Yes, we found a relationship between women’s phthalate levels and their sexual satisfaction. And researchers in China found that workers with higher levels of bisphenol A, commonly known as BPA, in their blood were more likely to have sexual problems, including decreased desire.
Of course, phthalates, which are added to plastics, food, cosmetics, and other products, aren’t the only problem. You write about lots of chemicals that interfere with the hormonal system and reproduction, including the pesticide atrazine, which you’ve linked to lower sperm quality, and glyphosate, which you’ve recently shown decreases AGD in rats and perhaps also in humans. It’s worth pointing out that all of these chemicals we’re talking about are still in use in the U.S., while some other countries have banned them. Anyway, tell me about the relationship between endocrine disrupting chemicals and how children play?
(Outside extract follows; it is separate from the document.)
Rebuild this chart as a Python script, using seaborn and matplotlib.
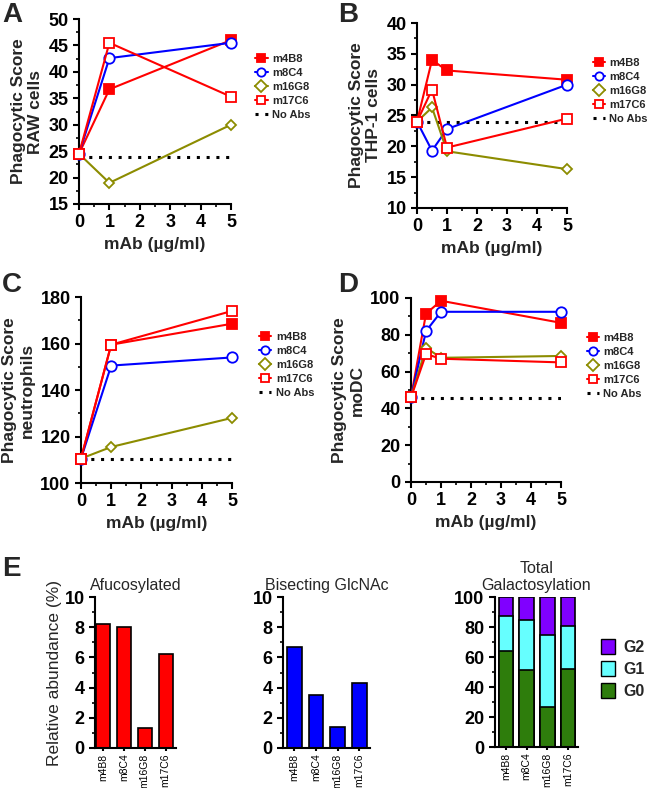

Sexually dimorphic play is controversial. Some people say it’s all socially determined. And it undoubtedly does have social determinants, but it also has physiological determinants. And we showed that in two studies. We asked mothers of young children to tell us how their children play. It’s pretty simple: How often do they play with guns? Play with dolls? Play dress-up? Play with tea sets, etc. And it turns out that when boys are exposed to the same chemicals that affect AGD, they play in a less male-typical manner.
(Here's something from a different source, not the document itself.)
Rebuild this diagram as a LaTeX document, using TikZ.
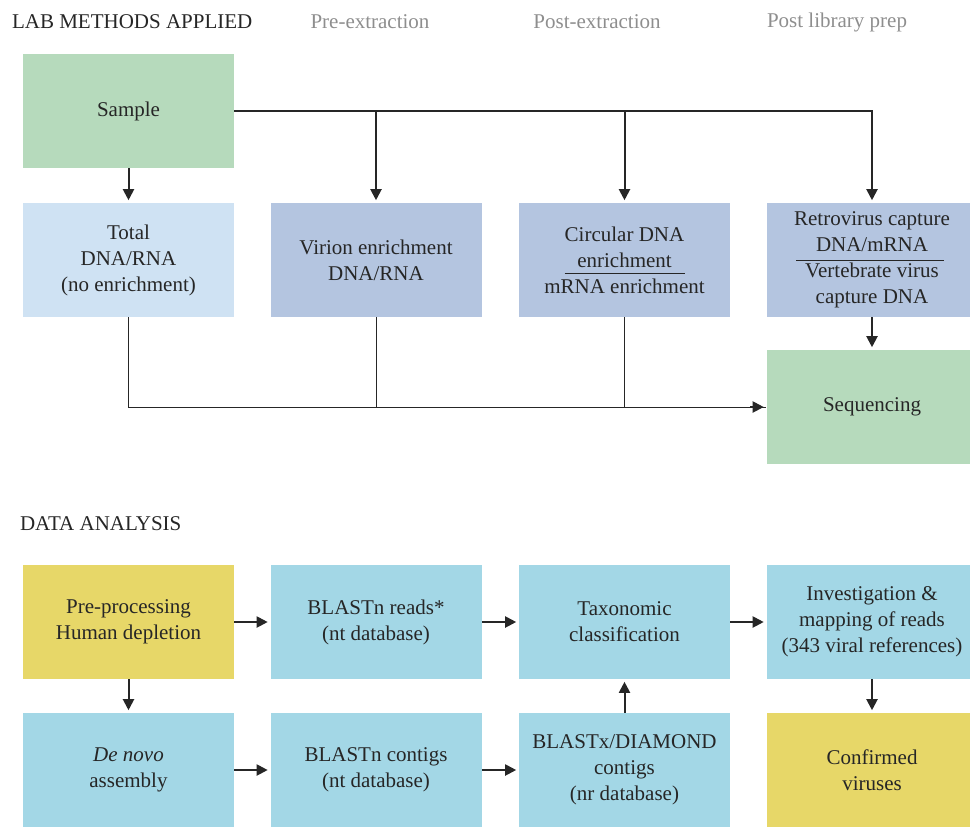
\documentclass[tikz,border=0pt]{standalone}
\usepackage{fontspec}
\setmainfont{Liberation Serif}
\usetikzlibrary{arrows.meta}
\definecolor{samplegreen}{HTML}{B6DABC}
\definecolor{plainblue}{HTML}{CFE2F3}
\definecolor{labblue}{HTML}{B4C5E0}
\definecolor{datablue}{HTML}{A3D7E6}
\definecolor{datayellow}{HTML}{E7D768}
\definecolor{headgray}{HTML}{8E8E8E}
\definecolor{inkgray}{HTML}{262626}

\begin{document}
\begin{tikzpicture}[x=0.5pt,y=-0.5pt,
        box/.style={minimum width=105.5pt,minimum height=57pt,inner sep=0pt,
            align=center,text=inkgray,font=\fontsize{10.5}{13}\selectfont},
        head/.style={anchor=west,text=inkgray,font=\fontsize{10.5}{12}\selectfont},
        phase/.style={text=headgray,font=\fontsize{10.5}{12}\selectfont},
        arr/.style={-{Triangle[length=5.5pt,width=5.5pt]},line width=1pt,draw=inkgray,shorten >=1.2pt},
        feed/.style={line width=0.45pt,draw=inkgray}]
            \useasboundingbox (0, 0) rectangle (970, 826);

            % lab methods
            \node[head] (labhead) at (5, 22) {LAB METHODS APPLIED};
            \node[phase] (pre) at (370, 22) {Pre-extraction};
            \node[phase] (post) at (597, 22) {Post-extraction};
            \node[phase] (lib) at (837, 22) {Post library prep};

            \node[box,fill=samplegreen] (sample) at (128.5, 111) {Sample};

            \node[box,fill=plainblue] (total) at (128.5, 260) {Total\\DNA/RNA\\(no enrichment)};
            \node[box,fill=labblue] (virion) at (376, 260) {Virion enrichment\\DNA/RNA};
            \node[box,fill=labblue] (circ) at (624.5, 260) {Circular DNA\\enrichment\\mRNA enrichment};
            \node[box,fill=labblue] (retro) at (872, 260) {Retrovirus capture\\DNA/mRNA\\Vertebrate virus\\capture DNA};

            \node[box,fill=samplegreen] (seq) at (872, 407) {Sequencing};

            \draw[line width=0.5pt,draw=inkgray]
                ([xshift=-30pt,yshift=-6.5pt]circ.center) -- ([xshift=30pt,yshift=-6.5pt]circ.center)
                ([xshift=-38pt]retro.center) -- ([xshift=36pt]retro.center);

            \draw[arr] (sample) -- (total);
            \draw[arr] (sample.east) -| (retro.north);
            \draw[arr] (sample.east -| virion.north) -- (virion.north);
            \draw[arr] (sample.east -| circ.north) -- (circ.north);
            \draw[arr] (retro) -- (seq);

            \draw[feed] (total.south) |- (seq.west);
            \draw[feed] (virion.south) -- (virion.south |- seq.west);
            \draw[feed] (circ.south) -- (circ.south |- seq.west);
            \draw[arr] ([xshift=-8pt]seq.west) -- (seq.west);

            % data analysis
            \node[head] (datahead) at (13, 524) {DATA ANALYSIS};

            \node[box,fill=datayellow] (prep) at (128.5, 622) {Pre-processing\\Human depletion};
            \node[box,fill=datablue] (reads) at (376, 622) {BLASTn reads*\\(nt database)};
            \node[box,fill=datablue] (taxo) at (624.5, 622) {Taxonomic\\classification};
            \node[box,fill=datablue] (invest) at (872, 622) {Investigation \&\\mapping of reads\\(343 viral references)};

            \node[box,fill=datablue] (denovo) at (128.5, 770) {\textit{De novo}\\assembly};
            \node[box,fill=datablue] (contigs) at (376, 770) {BLASTn contigs\\(nt database)};
            \node[box,fill=datablue] (blastx) at (624.5, 770) {BLASTx/DIAMOND\\contigs\\(nr database)};
            \node[box,fill=datayellow] (confirmed) at (872, 770) {Confirmed\\viruses};

            \draw[arr] (prep) -- (reads);
            \draw[arr] (reads) -- (taxo);
            \draw[arr] (taxo) -- (invest);
            \draw[arr] (prep) -- (denovo);
            \draw[arr] (denovo) -- (contigs);
            \draw[arr] (contigs) -- (blastx);
            \draw[arr] (blastx) -- (taxo);
            \draw[arr] (invest) -- (confirmed);
        \end{tikzpicture}
\end{document}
The chemicals can change how boys and girls learn to speak too?
One of the parts of the brain that’s sexually dimorphic has to do with language acquisition, and females are typically at an advantage. When you ask the mother of a young child how many words her child understands, girls generally have many more words. But this sex difference is decreased by phthalates. And that is an overriding theme: Whether you look at AGD or play behavior or language acquisition, these chemicals decrease sex differences.
Let’s talk about gender fluidity. You devote an entire chapter to exploring whether environmental chemicals could be affecting people’s genders. As you note, that’s a really sensitive question. I know I don’t want to feel that something so fundamental and personal could be affected by chemicals. Still, you point to established science that shows how these chemicals affect biological sex and mating habits in animals — studies showing that environmental chemicals can change male frogs into females, feminize toads and alligators, and change mating and sexual behavior in birds and fish. And you explain in the book that interference with hormone levels in the womb can alter the babies’ genitals. Animals don’t have gender consciousness, as far as we know, and biological factors don’t necessarily affect people’s genders, but what’s the direct evidence that these chemicals are affecting human gender and sex?
It’s tentative and limited at this point. Our cohort of children are 8 and 9 years old now, so it will be a long time before we can report on their sexuality or gender identity.
The chemical exposures you describe can impact generations. Can you explain how a person’s grandchildren might also be affected by their exposures?
Grandchildren are easy to explain. If you’re pregnant, and you’re carrying a boy, the chemicals you’re exposed to can pass to him through the placenta. So the germ cells that will create his children are already affected. Plus that boy is exposed to chemicals again as an adult. It’s a two-hit model. Or, for subsequent generations, a three-hit or four-hit model. Because you get the inherited contribution, and then you get your own life course contribution when you grow up.
How does that end?
Badly. That’s why we have this continuing decline in fertility and sperm quality. If we didn’t have a hit from our parents and our grandparents, then each generation would just start all over again. It would be bad, but the impact would be at the same level each time. The fact that we carry with us the problems of the past generations means that we’re starting at a lower level and getting hit again and again and again.